O seek! O seek of God above
That saving faith that works by love!
And, if he’s pleased to grant thee this,
Thou’rt sure to have eternal bliss.

This doesn’t have to be incompatible with drunken revelry. One ought to be happy about the prospect of eternal bliss, yes? We’re all such a bunch of screwups, aren’t we, but it’s going to be all right in the end? I’d drink to that.

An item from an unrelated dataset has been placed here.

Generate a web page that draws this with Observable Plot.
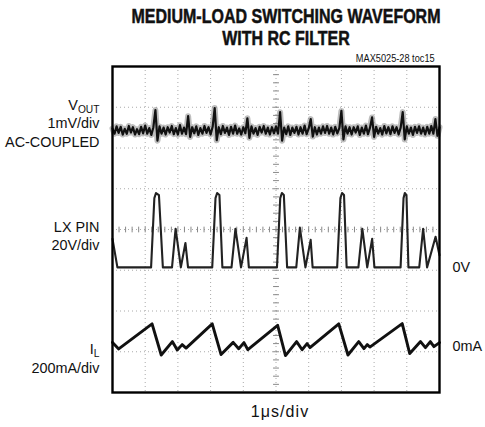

That’s the paradox of Christmas, and always has been. It’s a deeply serious religious observation, celebrating the incarnation of the One True God and the promise of humanity’s redemption from sin, heavy stuff indeed, grafted onto a pagan festival, a desperately necessary celebration of light and warmth in the darkest, coldest nights of the year. The two origins don’t necessarily contradict, and in fact for much of the premodern era, at least, they seem to have been happily married. Quite a few Christmas songs from the late medieval and Renaissance Europe are obviously intended as dances; listening to them it’s almost impossible not to move to the music — and yet we’re not rocking around the Christmas tree; the lyrics are about the baby Jesus and the Virgin Mary, the miracle of the incarnation, the three in one. There’s even a traditional English song sung as Jesus, in the first person, telling his autobiography from birth (“thus was I knit to man’s nature”) to death, descent into hell, and resurrection, all in the form of a dance: “This have I done for my true love,” and the song’s title and first line are “Tomorrow shall be my dancing day.”

medieval dancers
Dancers kick up their heels in an illustration from a 13th-century Bible.

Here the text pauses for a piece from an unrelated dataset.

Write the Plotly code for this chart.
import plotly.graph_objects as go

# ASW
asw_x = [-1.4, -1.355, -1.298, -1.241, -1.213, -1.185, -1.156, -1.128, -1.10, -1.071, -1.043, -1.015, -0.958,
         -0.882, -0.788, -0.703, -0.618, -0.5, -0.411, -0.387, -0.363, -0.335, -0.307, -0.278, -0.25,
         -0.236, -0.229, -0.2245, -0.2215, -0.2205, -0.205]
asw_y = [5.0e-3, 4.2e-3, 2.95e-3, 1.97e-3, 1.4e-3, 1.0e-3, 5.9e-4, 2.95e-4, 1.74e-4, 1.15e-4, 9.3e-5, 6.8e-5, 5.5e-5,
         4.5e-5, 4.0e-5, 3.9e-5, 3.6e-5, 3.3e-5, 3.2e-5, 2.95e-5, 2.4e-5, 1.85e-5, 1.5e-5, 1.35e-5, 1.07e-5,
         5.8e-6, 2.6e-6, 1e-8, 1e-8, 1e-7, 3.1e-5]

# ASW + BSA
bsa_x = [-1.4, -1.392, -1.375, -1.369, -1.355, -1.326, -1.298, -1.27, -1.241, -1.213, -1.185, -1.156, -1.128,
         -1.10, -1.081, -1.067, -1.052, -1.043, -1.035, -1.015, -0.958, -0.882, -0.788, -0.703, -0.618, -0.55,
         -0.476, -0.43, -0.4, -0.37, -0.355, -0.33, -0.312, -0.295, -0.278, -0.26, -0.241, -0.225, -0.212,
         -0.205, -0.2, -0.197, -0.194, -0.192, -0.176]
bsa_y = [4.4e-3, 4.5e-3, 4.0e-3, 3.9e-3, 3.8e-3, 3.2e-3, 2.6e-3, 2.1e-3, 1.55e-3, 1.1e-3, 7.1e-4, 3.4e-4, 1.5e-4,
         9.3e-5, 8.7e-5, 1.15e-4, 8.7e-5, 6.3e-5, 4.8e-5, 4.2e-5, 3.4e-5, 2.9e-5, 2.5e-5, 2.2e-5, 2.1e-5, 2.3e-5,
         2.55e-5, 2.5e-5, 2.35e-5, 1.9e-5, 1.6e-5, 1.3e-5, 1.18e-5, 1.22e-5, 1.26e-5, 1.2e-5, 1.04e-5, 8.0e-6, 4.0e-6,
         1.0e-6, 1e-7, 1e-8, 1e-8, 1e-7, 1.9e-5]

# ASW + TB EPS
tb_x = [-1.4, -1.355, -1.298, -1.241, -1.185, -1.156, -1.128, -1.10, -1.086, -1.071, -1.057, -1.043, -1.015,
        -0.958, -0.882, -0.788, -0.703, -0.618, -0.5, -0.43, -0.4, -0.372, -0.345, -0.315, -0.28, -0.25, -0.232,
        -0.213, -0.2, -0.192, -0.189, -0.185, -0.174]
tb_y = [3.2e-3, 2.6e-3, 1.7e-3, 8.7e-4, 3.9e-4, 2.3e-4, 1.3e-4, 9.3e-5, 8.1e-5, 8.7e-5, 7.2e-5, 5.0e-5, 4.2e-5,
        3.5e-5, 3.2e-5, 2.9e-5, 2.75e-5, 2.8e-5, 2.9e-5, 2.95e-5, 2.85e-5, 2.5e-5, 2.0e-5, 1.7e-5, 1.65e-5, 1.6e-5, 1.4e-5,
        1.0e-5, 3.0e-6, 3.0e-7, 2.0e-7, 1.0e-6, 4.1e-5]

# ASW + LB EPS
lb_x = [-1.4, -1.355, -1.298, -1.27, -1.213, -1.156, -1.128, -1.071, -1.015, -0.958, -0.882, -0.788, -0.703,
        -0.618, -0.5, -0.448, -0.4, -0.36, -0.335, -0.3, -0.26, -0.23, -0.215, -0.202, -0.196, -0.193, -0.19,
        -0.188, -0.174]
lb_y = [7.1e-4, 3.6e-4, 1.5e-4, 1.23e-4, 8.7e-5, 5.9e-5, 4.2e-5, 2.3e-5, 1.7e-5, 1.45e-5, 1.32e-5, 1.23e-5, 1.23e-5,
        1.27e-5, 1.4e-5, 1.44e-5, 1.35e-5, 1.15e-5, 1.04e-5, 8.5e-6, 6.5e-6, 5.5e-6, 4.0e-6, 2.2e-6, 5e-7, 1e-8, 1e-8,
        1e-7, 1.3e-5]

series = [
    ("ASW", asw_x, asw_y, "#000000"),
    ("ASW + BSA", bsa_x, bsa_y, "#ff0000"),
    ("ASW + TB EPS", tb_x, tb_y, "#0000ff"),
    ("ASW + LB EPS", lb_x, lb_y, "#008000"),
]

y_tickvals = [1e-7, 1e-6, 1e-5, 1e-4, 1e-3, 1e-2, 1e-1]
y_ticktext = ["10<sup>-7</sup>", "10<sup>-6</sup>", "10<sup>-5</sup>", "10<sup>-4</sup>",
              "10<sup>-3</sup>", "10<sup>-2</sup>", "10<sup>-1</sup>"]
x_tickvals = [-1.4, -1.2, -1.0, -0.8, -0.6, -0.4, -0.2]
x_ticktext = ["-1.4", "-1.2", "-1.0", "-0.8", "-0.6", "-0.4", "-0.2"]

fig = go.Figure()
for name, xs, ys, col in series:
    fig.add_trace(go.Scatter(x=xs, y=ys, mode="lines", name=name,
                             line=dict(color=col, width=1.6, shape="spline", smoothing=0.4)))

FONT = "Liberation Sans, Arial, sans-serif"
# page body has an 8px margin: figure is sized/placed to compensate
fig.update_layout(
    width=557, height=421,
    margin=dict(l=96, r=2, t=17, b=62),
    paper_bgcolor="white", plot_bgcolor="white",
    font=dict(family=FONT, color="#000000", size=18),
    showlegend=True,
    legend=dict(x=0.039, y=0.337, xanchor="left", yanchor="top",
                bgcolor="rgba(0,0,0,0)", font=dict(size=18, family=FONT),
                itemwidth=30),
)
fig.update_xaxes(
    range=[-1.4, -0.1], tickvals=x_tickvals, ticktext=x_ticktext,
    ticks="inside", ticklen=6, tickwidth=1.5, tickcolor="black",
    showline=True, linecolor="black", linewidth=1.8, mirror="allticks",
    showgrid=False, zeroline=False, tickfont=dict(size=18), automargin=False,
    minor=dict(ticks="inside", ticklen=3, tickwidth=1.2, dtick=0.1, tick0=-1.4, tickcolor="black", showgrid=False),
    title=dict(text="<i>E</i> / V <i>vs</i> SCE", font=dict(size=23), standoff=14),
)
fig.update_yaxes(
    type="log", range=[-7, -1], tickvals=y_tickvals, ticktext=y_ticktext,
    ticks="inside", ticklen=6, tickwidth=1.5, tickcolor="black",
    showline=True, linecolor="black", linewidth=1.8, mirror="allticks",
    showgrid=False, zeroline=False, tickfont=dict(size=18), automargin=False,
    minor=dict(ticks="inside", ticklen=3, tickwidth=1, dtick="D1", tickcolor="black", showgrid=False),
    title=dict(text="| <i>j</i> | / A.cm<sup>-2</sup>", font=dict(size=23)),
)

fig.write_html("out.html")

Then along came the Puritans and ruined everything. Religion must be solemn; frivolity would be an offense to God. Christmas had to go. Ironically for a sect based on the individual’s relationship with and faith in God, they couldn’t show enough faith in believers to risk permitting the wrong outward forms of devotion, and so for periods in both Old and New England Christmas was banned. It continued in most of the rest of Europe, but a great many English traditions were lost, and in both England and later most of the United States, there was a gap of centuries in the meaningful celebration of Christmas. Maybe at that point Christmas should have been allowed to die a peaceful death, but, of course, it wasn’t.

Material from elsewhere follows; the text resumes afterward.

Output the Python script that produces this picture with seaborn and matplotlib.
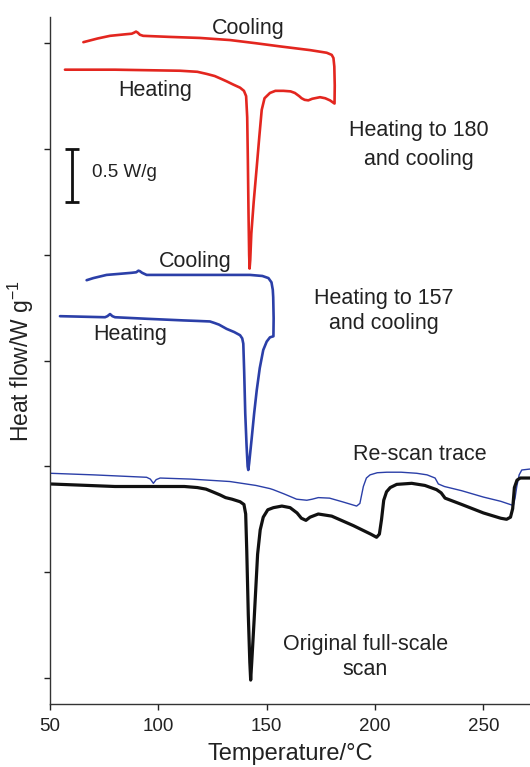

When the Victorians revived it, borrowing willy nilly from Germanic traditions as well as their own, they couldn’t bring themselves to take too seriously the miracle of the incarnation; miracles were everywhere being replaced by machines. By then Puritan sternness, too, had lost its spiritual underpinnings, leaving only a singular devotion to business: Ebenezer Scrooge is what the Puritans had come to, their Calvinist work ethic devolved into parsimony and meanness. Dickens replaced the miracle of the incarnation with a hardheaded social gospel: Scrooge is not merely a miser; he openly condemns the poor. “Are there no prisons?” he famously replies, when asked for charity; “And the union workhouses? Are they still in operation?” Told that “Many can’t go there; and many would rather die,” he growls that “If they would rather die, they had better do it, and decrease the surplus population.” No tidier condemnation of the “one percent” in its own words has ever been penned.

It’s true that, as Dickens believed, a generous spirit would both “keep Christmas” in the pleasantly frivolous way of Scrooge’s nephew and do his level best to drive out ignorance and want, but the two don’t keep good company at a festival. The announcement of the word made flesh in the meanest of estates is a joyful promise of salvation, but the pinched and twisted figures beneath the Spirit’s cloak are dreadful reminders of earthly suffering. The former was a promise (if you’ll forgive the journalistic allusion) to the ninety-nine percent, the latter an admonishment that most of us are, in our own way, one-percenters. It’s a sobering thought, not a prelude to fun and games.

That left the mannered frivolity of parlor games and gift exchanges. We follow the Victorians’ lead today, in ways ever more frivolous and ever more mannered (in the sense of being scripted, if not in that of being polite). We throw “the season” a bone by making perhaps a few year-end donations to charity to ring up the tax savings. I was recently treated to a version of A Christmas Carol in which Scrooge’s famous lines about the poor were deleted and he was made to be merely a grump, the Grinch without the green makeup, the better not to spoil our holidays. You can, the message is — no, you should be frivolous, simply for its own sake. Not to be frivolous makes you a Grinch, a Scrooge, a Puritan.

Revelry may lift our spirits, but it needs have spirits to lift. Revelry is mere hot air, but it’s mere hot air that lofts a balloon — and yet without the structure and limits of the balloon, that hot air dissipates on the wind. A celebration of the sacred that verges into drunken reel isn’t going to send anybody to hell; it’s the guy who pulls his hat down around his ears and sets out to get drunk we need to worry about. Joy to the world, the radio sings while we fill our shopping carts, but joy needs spirit and revelry, both — revelry to give it life and spirit to give it direction.

So give me revelry, by all means, give me joy, but spare me the mannered frivolity. The last of my Methodist upbringing cringes in the corner of my soul to hear it, but I’m with the kid: Give me a rollicking medieval dance about Baby Jesus and the Virgin Mary and — I’ll add, for myself — a good mug of spiced wine. Stuff Santa back up the chimney. Christ is born in Bethlehem, and I’ll gladly drink to that.